Il est difficile de lutter contre les paradis fiscaux parce que tel n’est pas toujours l’objectif des autorités. Quand la corruption est endémique, comme par exemple en Russie, en Chine et dans la plus grande partie du Moyen-Orient, beaucoup de responsables ne considèrent pas les paradis fiscaux comme origine d’un manque de revenus, mais comme une partie des plus intéressantes de leur travail.

Même aux USA, les politiques sont trop souvent conçues délibérément non pour décourager mais pour encourager l’évasion fiscale. Ainsi que l’a formulé un haut responsable du gouvernement du président Georges W. Bush, «En fin de compte, c’est une question de liberté». Ce laxisme fiscal est une cause importante de la baisse d’un tiers des impôts sur les entreprises depuis la fin des années 1990.

Quand on parle des paradis fiscaux, il est de bon ton de dire que l’on ne peut rien y faire. On considère souvent la souveraineté nationale comme trop importante pour être subordonnée à une réglementation fiscale internationale. Et l’on considère que les plutocrates du moment ont la main sur les dirigeants élus et sur les fonctionnaires. Il y a plus d’un siècle, quand Woodrow Wilson alors gouverneur du New Jersey a fait adopter une hausse de l’impôt sur les entreprises, beaucoup de ces dernières ont transféré leur siège social dans le Delaware voisin.

Mais ceux qui prétendent qu’une politique coordonnée au niveau international est impossible, ne disent pas que la coordination d’une politique à ce niveau paraît toujours impossible – jusqu’au moment où soudainement les conditions changent et que les choses se mettent en place. Il est possible d’éliminer les paradis fiscaux! Pour cela il faut mettre fin au vide juridique qui permet l’évasion fiscale en toute légalité et créer des mécanismes de contrôle tels que le jeu n’en vaille plus la chandelle.

La première étape serait d’améliorer la transparence. Pour cela, Zucman propose la création d’un registre mondial des titres financiers accessible à tous indiquant sur une base nominative qui possède chaque action et chaque obligation.

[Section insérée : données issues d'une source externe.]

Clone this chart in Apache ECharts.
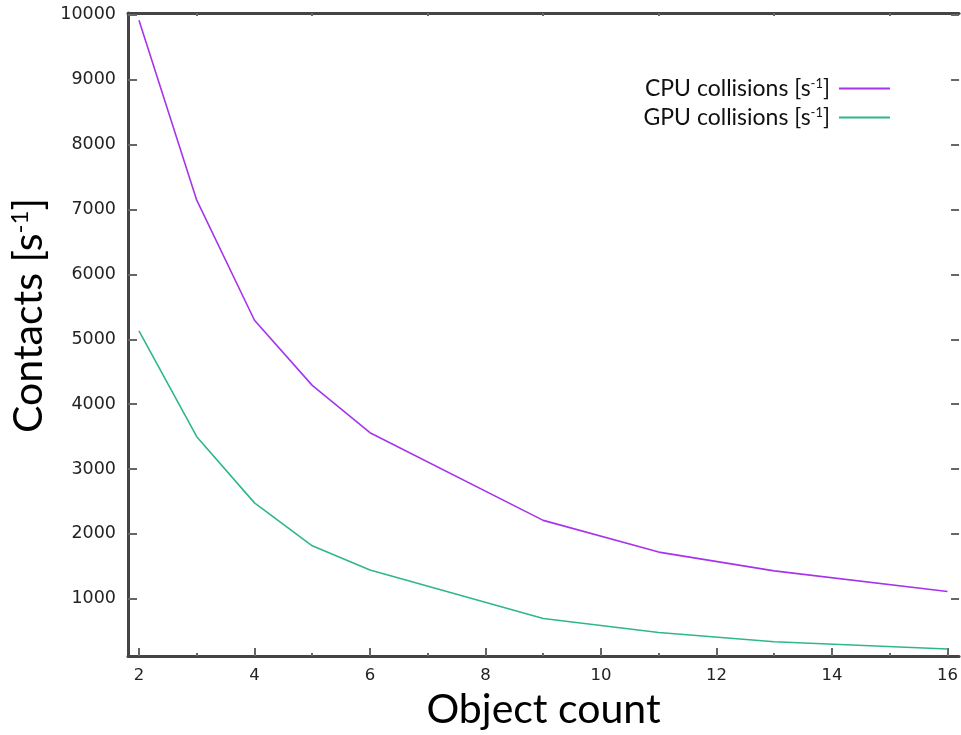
<!DOCTYPE html>
<html>
<head>
<meta charset="utf-8">
<script src="https://cdn.jsdelivr.net/npm/echarts@6/dist/echarts.min.js"></script>
<style>html,body{margin:0;padding:0;background:#fff;overflow:hidden;}#c{width:961px;height:735px;}</style>
</head>
<body>
<div id="c"></div>
<script>
const objectCounts = [2, 3, 4, 5, 6, 9, 11, 13, 16];
const cpuCollisions = [9920, 7144, 5293, 4289, 3559, 2208, 1719, 1429, 1112];
const gpuCollisions = [5130, 3498, 2478, 1815, 1444, 694, 480, 336, 224];
const xMajorTicks = [2, 4, 6, 8, 10, 12, 14, 16];
const xMinorTicks = [3, 5, 7, 9, 11, 13, 15];
const yTicks = [1000, 2000, 3000, 4000, 5000, 6000, 7000, 8000, 9000, 10000];

const X_MIN = 1.81, X_MAX = 16.2, Y_MIN = 117, Y_MAX = 10030;
const axisColor = '#444444';
const cpuColor = '#a634ec';
const gpuColor = '#2fb78c';

const chart = echarts.init(document.getElementById('c'), null, {renderer: 'canvas'});
const supRich = {
  n: {fontFamily: 'Lato', fontSize: 23, color: '#111'},
  sup: {fontFamily: 'Lato', fontSize: 13, color: '#111', verticalAlign: 'top', padding: [0, 0, 10, 0]}
};
chart.setOption({
  animation: false,
  backgroundColor: '#ffffff',
  grid: {left: 128, right: 0, top: 13, bottom: 74, containLabel: false},
  legend: {
    orient: 'vertical', right: 66, top: 72, align: 'right', itemGap: 6,
    itemWidth: 51, itemHeight: 2, icon: 'rect',
    formatter: function (name) { return name === 'CPU' ? '{n|CPU collisions [s}{sup|-1}{n|]}' : '{n|GPU collisions [s}{sup|-1}{n|]}'; },
    textStyle: {rich: supRich, padding: [0, 4, 0, 0]},
    data: ['CPU', 'GPU']
  },
  xAxis: [
    {
      type: 'value', position: 'bottom', min: X_MIN, max: X_MAX,
      axisLine: {show: true, lineStyle: {color: axisColor, width: 3}},
      axisTick: {show: true, inside: true, length: 8, customValues: xMajorTicks, lineStyle: {color: '#666', width: 2}},
      axisLabel: {show: true, customValues: xMajorTicks, fontFamily: 'DejaVu Sans', fontSize: 16.5, color: '#222', margin: 11},
      splitLine: {show: false},
      name: 'Object count', nameLocation: 'middle', nameGap: 33,
      nameTextStyle: {fontFamily: 'Lato', fontSize: 41, color: '#000'}
    },
    {
      type: 'value', position: 'bottom', min: X_MIN, max: X_MAX,
      axisLine: {show: false},
      axisTick: {show: true, inside: true, length: 3, customValues: xMinorTicks, lineStyle: {color: '#666', width: 2}},
      axisLabel: {show: false}, splitLine: {show: false}
    },
    {
      type: 'value', position: 'top', min: X_MIN, max: X_MAX,
      axisLine: {show: true, lineStyle: {color: axisColor, width: 3}},
      axisTick: {show: true, inside: true, length: 3, customValues: xMinorTicks, lineStyle: {color: '#666', width: 2}},
      axisLabel: {show: false}, splitLine: {show: false}
    }
  ],
  yAxis: [
    {
      type: 'value', position: 'left', min: Y_MIN, max: Y_MAX,
      axisLine: {show: true, lineStyle: {color: axisColor, width: 3}},
      axisTick: {show: true, inside: true, length: 9, customValues: yTicks, lineStyle: {color: '#666', width: 2}},
      axisLabel: {show: true, customValues: yTicks, formatter: function (v) { return String(Math.round(v)); }, fontFamily: 'DejaVu Sans', fontSize: 17.5, color: '#222', margin: 12},
      splitLine: {show: false},
      name: '{n|Contacts [s}{sup|-1}{n|]}', nameLocation: 'middle', nameGap: 72,
      nameTextStyle: {
        padding: [0, 0, 0, 38],
        rich: {
          n: {fontFamily: 'Lato', fontSize: 41, color: '#000'},
          sup: {fontFamily: 'Lato', fontSize: 24, color: '#000', verticalAlign: 'top', padding: [0, 0, 17, 0]}
        }
      }
    },
    {
      type: 'value', position: 'right', min: Y_MIN, max: Y_MAX,
      axisLine: {show: false},
      axisTick: {show: true, inside: true, length: 8, customValues: yTicks, lineStyle: {color: '#666', width: 2}},
      axisLabel: {show: false}, splitLine: {show: false}
    }
  ],
  series: [
    {
      name: 'CPU', type: 'line', xAxisIndex: 0, yAxisIndex: 0,
      data: objectCounts.map((x, i) => [x, cpuCollisions[i]]),
      showSymbol: false, symbol: 'none', lineStyle: {color: cpuColor, width: 1.6}, itemStyle: {color: cpuColor}
    },
    {
      name: 'GPU', type: 'line', xAxisIndex: 0, yAxisIndex: 0,
      data: objectCounts.map((x, i) => [x, gpuCollisions[i]]),
      showSymbol: false, symbol: 'none', lineStyle: {color: gpuColor, width: 1.6}, itemStyle: {color: gpuColor}
    }
  ]
});
</script>
</body>
</html>
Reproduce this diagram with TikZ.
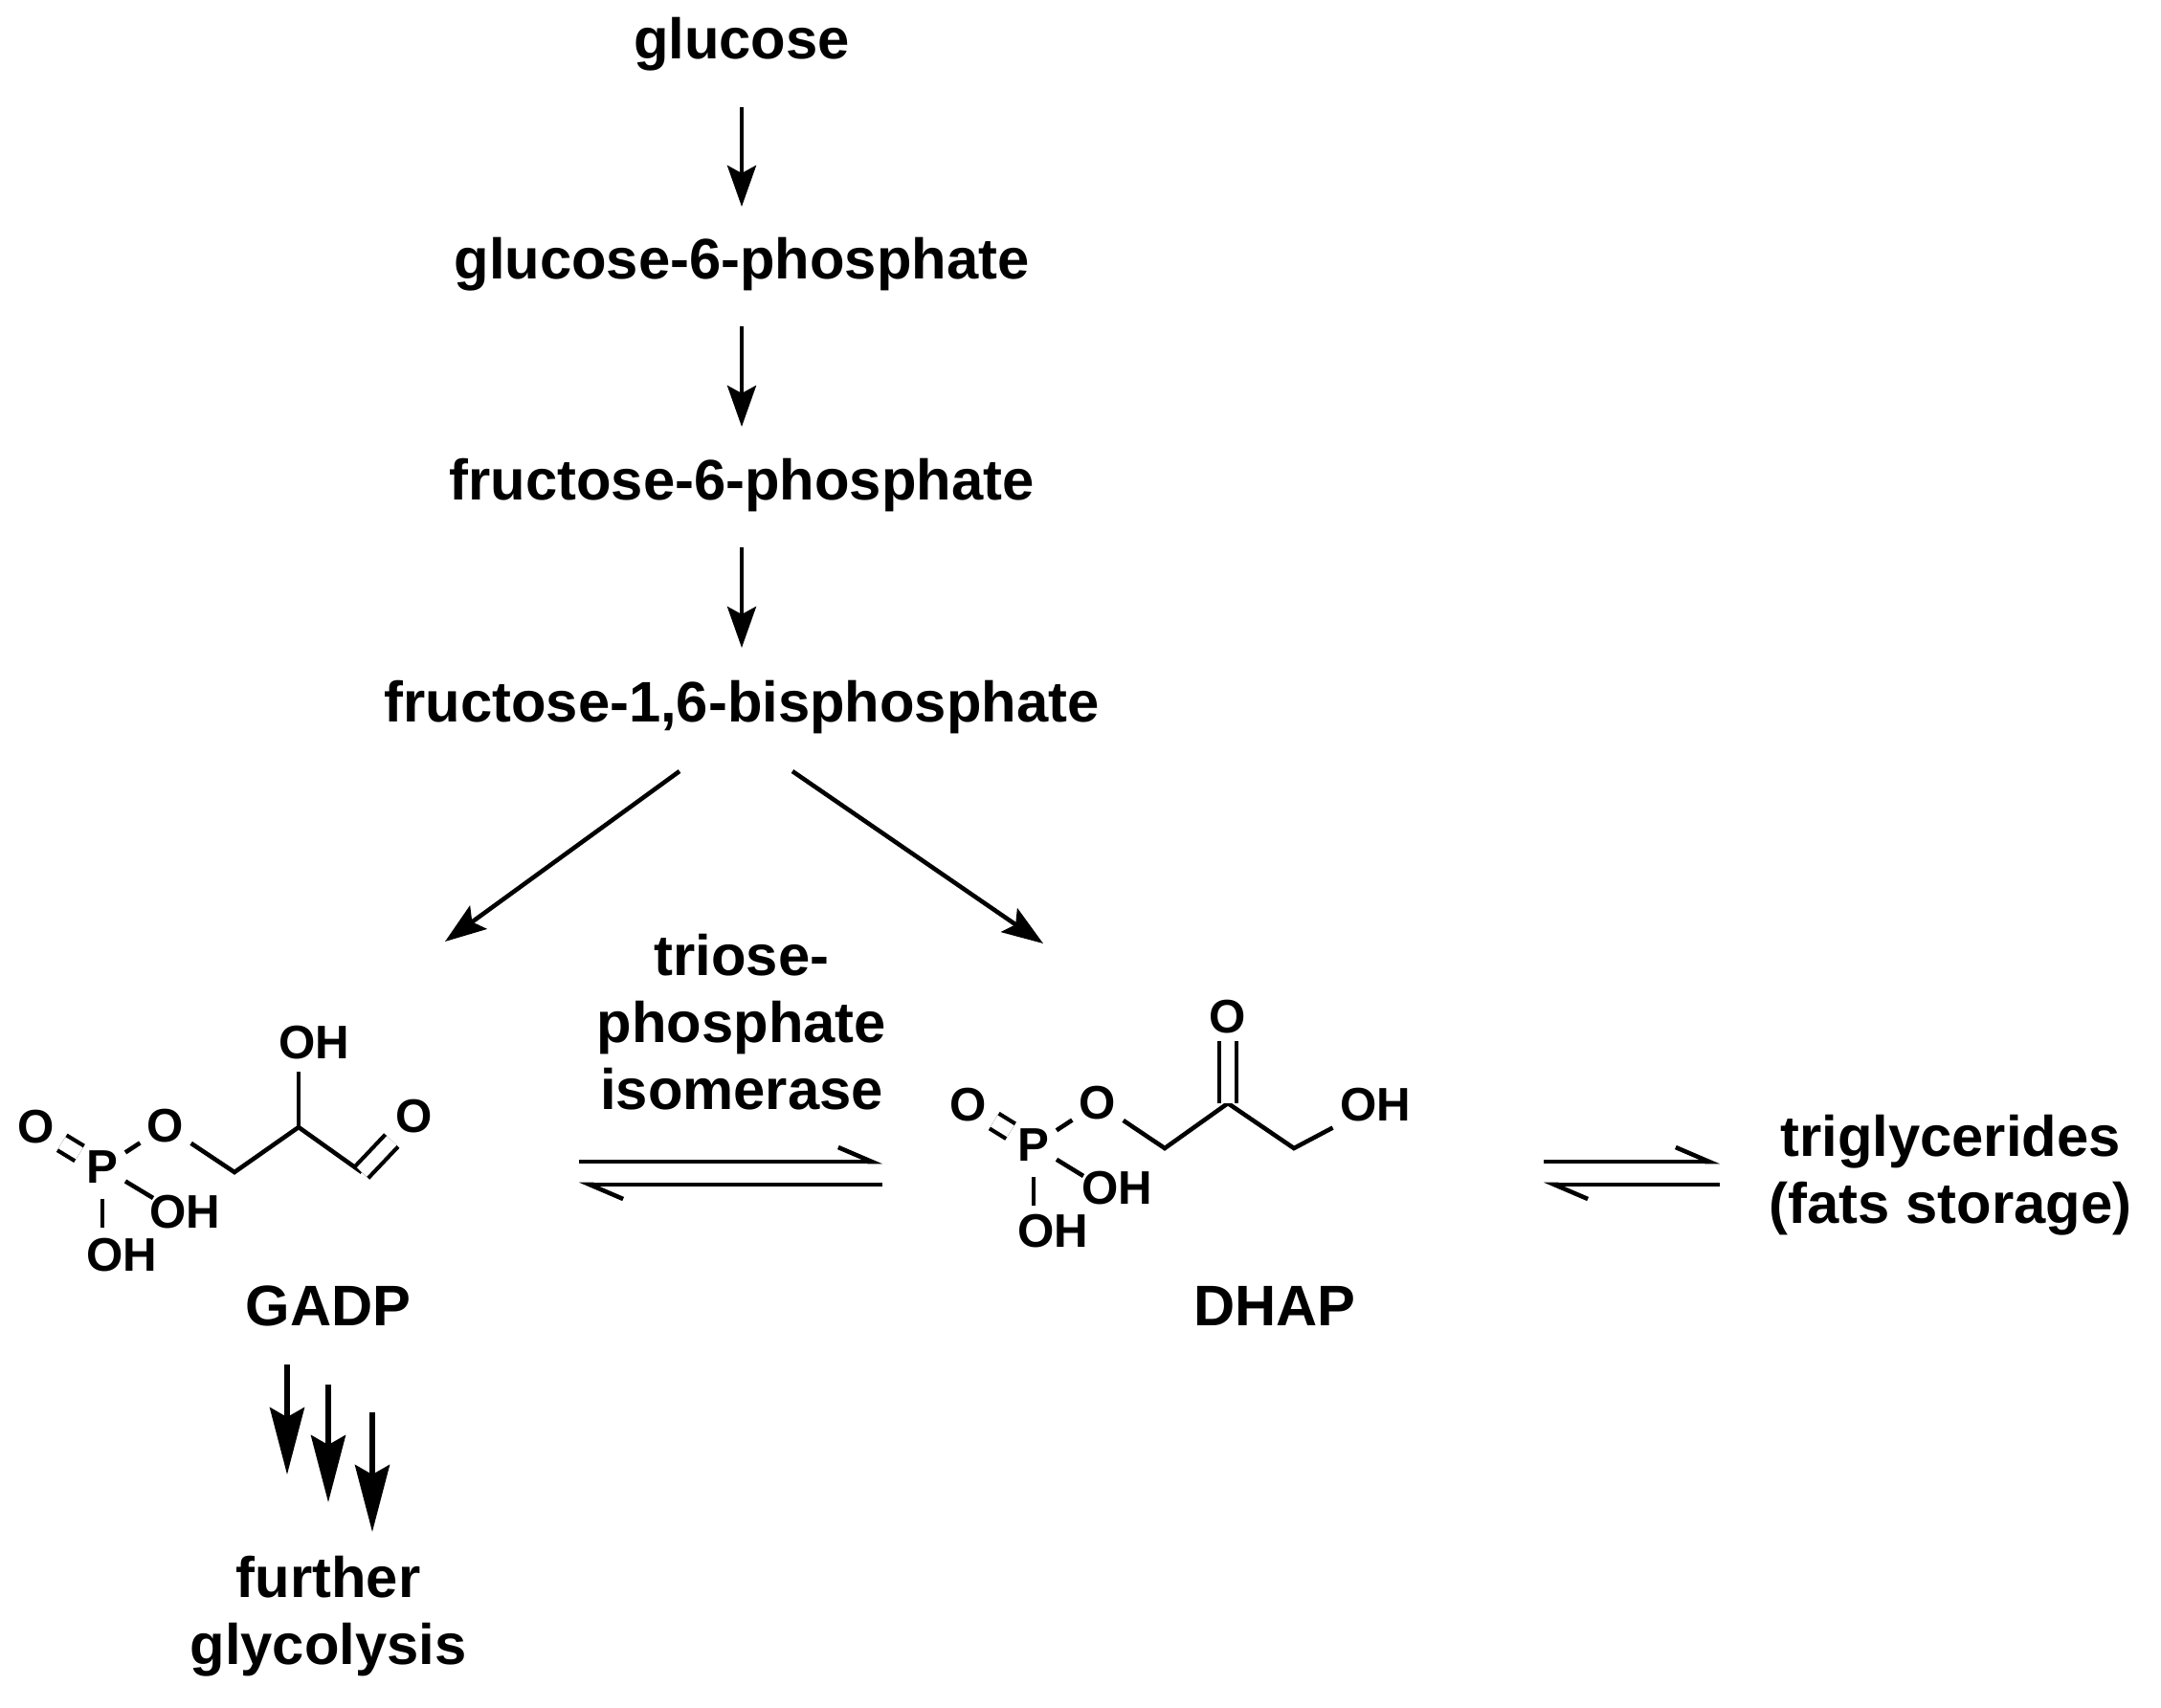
\documentclass[tikz,border=0pt]{standalone}
\usepackage{fontspec}
\setmainfont{Liberation Sans}
\usetikzlibrary{positioning,arrows.meta,calc}
\begin{document}
\begin{tikzpicture}[line width=1.3pt,
  lbl/.style={font=\bfseries\fontsize{17}{20}\selectfont, align=center},
  atom/.style={font=\bfseries\fontsize{14}{16}\selectfont, inner sep=1.5pt},
  arr/.style={-{Stealth[length=4.3mm,width=3mm,inset=0.8mm]}},
  bigarr/.style={line width=1.6pt,-{Stealth[length=7mm,width=3.6mm,inset=1mm]}},
  eq/.style={-{Straight Barb[left,length=3.5mm,width=3mm]}},
  dbl/.style={double, double distance=4pt, line width=1.2pt}]
\useasboundingbox (0,0) rectangle (22.58,-17.84);
% Pathway
\node[lbl] (glc) at (7.75,-0.46) {glucose};
\node[lbl] (g6p) at (7.75,-2.76) {glucose-6-phosphate};
\node[lbl] (f6p) at (7.75,-5.07) {fructose-6-phosphate};
\node[lbl] (fbp) at (7.75,-7.39) {fructose-1,6-bisphosphate};
\draw[arr] ([yshift=-0.66cm]glc.center) -- ([yshift=0.6cm]g6p.center);
\draw[arr] ([yshift=-0.65cm]g6p.center) -- ([yshift=0.61cm]f6p.center);
\draw[arr] ([yshift=-0.65cm]f6p.center) -- ([yshift=0.62cm]fbp.center);
% GADP
\node[atom] (a1) at (0.38,-11.78) {O};
\node[atom] (a2) at (1.07,-12.20) {P};
\node[atom] (a3) at (1.73,-11.77) {O};
\coordinate (a4) at (2.45,-12.25);
\coordinate (a5) at (3.12,-11.78);
\node[atom] (a6) at (3.28,-10.90) {OH};
\coordinate (a7) at (3.78,-12.25);
\node[atom] (a8) at (4.33,-11.67) {O};
\node[atom] (a9) at (1.93,-12.67) {OH};
\node[atom] (a10) at (1.27,-13.12) {OH};
\draw[dbl] (a1) -- (a2);
\draw (a2) -- (a3) (a3) -- (a4) -- (a5) -- (a7);
\draw (a5) -- (3.12,-11.20);
\draw[dbl] (a7) -- (a8);
\draw (a2) -- (1.60,-12.52);
\draw (1.07,-12.53) -- (1.07,-12.83);
\node[lbl] (gadp) at (3.43,-13.65) {GADP};
% DHAP
\node[atom] (b1) at (10.12,-11.55) {O};
\node[atom] (b2) at (10.80,-11.97) {P};
\node[atom] (b3) at (11.47,-11.53) {O};
\coordinate (b4) at (12.17,-12.00);
\coordinate (b5) at (12.83,-11.53);
\node[atom] (b6) at (12.83,-10.63) {O};
\coordinate (b7) at (13.52,-12.00);
\node[atom] (b8) at (14.37,-11.55) {OH};
\node[atom] (b9) at (11.67,-12.42) {OH};
\node[atom] (b10) at (11.00,-12.87) {OH};
\draw[dbl] (b1) -- (b2);
\draw (b2) -- (b3) (b3) -- (b4) -- (b5) -- (b7) -- (b8);
\draw[dbl] (b5) -- (b6);
\draw (b2) -- (11.32,-12.29);
\draw (10.80,-12.30) -- (10.80,-12.60);
\node[lbl] (dhap) at (13.32,-13.65) {DHAP};
% Split arrows
\draw[arr] (7.10,-8.06) -- (4.65,-9.84);
\draw[arr] (8.28,-8.06) -- (10.90,-9.86);
% Isomerase equilibrium
\node[lbl] (tpi) at (7.75,-10.68) {triose-\\phosphate\\isomerase};
\coordinate (e1) at (6.05,-12.14);
\coordinate (e2) at (9.22,-12.14);
\coordinate (e3) at (9.22,-12.38);
\coordinate (e4) at (6.05,-12.38);
\draw[eq] (e1) -- (e2);
\draw[eq] (e3) -- (e4);
% Fat storage
\node[lbl] (tg) at (20.38,-12.28) {triglycerides\\(fats storage)};
\coordinate (f1) at (16.13,-12.14);
\coordinate (f2) at (17.97,-12.14);
\coordinate (f3) at (17.97,-12.38);
\coordinate (f4) at (16.13,-12.38);
\draw[eq] (f1) -- (f2);
\draw[eq] (f3) -- (f4);
% Further glycolysis
\node[lbl] (glyc) at (3.43,-16.89) {further\\glycolysis};
\draw[bigarr] (3.00,-14.26) -- (3.00,-15.41);
\draw[bigarr] (3.43,-14.47) -- (3.43,-15.70);
\draw[bigarr] (3.89,-14.76) -- (3.89,-16.01);
\end{tikzpicture}
\end{document}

La deuxième étape consisterait à modifier l’assiette fiscale de manière à ce qu’elle ne repose plus sur les bénéfices déclarés mais sur les ventes réalisées et les salaires versés. Ainsi que Zucman l’indique, une entreprise peut délocaliser son siège social et recourir à des mécanismes tel que la fixation des prix pour alléger son imposition, mais il lui est plus difficile de déplacer ses employés d’un pays à l’autre, et elle ne peu déplacer ses clients.

Pour combattre efficacement les inégalités, le dosage macroéconomique (ou policy mix) devra inclure une taxation véritablement progressive. Mais nous ne pourrons sans doute pas la mettre en œuvre si nous n’éliminons pas les paradis fiscaux.